### Written request
Every line from the first one to the line containing "frame_color = '#555555'" should be echoed exactly; leave out the rest.

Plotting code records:
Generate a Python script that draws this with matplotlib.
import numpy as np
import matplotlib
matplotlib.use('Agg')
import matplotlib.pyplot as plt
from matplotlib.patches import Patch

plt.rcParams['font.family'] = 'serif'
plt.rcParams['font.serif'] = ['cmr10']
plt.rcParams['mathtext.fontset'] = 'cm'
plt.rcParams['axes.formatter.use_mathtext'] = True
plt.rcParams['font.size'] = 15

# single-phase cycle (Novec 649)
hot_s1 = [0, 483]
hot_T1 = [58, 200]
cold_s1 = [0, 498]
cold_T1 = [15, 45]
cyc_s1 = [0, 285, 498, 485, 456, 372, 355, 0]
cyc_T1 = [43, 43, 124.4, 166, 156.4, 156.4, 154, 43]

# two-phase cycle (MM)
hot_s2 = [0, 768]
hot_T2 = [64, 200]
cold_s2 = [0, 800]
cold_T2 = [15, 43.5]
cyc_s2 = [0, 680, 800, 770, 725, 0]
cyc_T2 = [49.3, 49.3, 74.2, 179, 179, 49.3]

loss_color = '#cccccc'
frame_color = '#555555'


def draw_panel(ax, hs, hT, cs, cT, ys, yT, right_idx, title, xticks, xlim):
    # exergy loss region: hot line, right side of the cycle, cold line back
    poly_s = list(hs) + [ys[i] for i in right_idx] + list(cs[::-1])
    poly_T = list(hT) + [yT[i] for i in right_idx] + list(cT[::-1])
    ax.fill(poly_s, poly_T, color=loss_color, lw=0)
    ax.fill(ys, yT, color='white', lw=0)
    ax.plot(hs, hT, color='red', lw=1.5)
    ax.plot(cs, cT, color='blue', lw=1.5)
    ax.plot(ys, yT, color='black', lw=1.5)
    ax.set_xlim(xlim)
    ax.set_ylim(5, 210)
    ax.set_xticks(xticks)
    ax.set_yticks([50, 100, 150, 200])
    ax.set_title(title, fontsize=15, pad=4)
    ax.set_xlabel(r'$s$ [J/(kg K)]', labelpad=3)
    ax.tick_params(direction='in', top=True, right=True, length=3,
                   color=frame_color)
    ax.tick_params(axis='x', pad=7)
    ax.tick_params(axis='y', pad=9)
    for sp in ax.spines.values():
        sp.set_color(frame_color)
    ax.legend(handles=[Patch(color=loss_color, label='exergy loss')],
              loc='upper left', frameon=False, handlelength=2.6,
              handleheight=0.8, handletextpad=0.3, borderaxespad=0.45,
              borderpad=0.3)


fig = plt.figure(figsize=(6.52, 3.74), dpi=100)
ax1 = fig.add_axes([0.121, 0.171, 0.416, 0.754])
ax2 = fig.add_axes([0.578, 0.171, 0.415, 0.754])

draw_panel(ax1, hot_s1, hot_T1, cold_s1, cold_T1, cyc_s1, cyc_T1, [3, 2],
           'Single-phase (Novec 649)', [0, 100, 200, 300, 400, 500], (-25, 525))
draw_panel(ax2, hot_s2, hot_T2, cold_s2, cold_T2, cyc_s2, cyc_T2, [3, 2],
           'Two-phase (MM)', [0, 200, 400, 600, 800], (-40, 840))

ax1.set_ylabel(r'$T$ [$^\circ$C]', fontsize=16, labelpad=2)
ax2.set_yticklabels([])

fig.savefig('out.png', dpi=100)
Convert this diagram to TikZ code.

### Exercise answer
Generate a Python script that draws this with matplotlib.
import numpy as np
import matplotlib
matplotlib.use('Agg')
import matplotlib.pyplot as plt
from matplotlib.patches import Patch

plt.rcParams['font.family'] = 'serif'
plt.rcParams['font.serif'] = ['cmr10']
plt.rcParams['mathtext.fontset'] = 'cm'
plt.rcParams['axes.formatter.use_mathtext'] = True
plt.rcParams['font.size'] = 15

# single-phase cycle (Novec 649)
hot_s1 = [0, 483]
hot_T1 = [58, 200]
cold_s1 = [0, 498]
cold_T1 = [15, 45]
cyc_s1 = [0, 285, 498, 485, 456, 372, 355, 0]
cyc_T1 = [43, 43, 124.4, 166, 156.4, 156.4, 154, 43]

# two-phase cycle (MM)
hot_s2 = [0, 768]
hot_T2 = [64, 200]
cold_s2 = [0, 800]
cold_T2 = [15, 43.5]
cyc_s2 = [0, 680, 800, 770, 725, 0]
cyc_T2 = [49.3, 49.3, 74.2, 179, 179, 49.3]

loss_color = '#cccccc'
frame_color = '#555555'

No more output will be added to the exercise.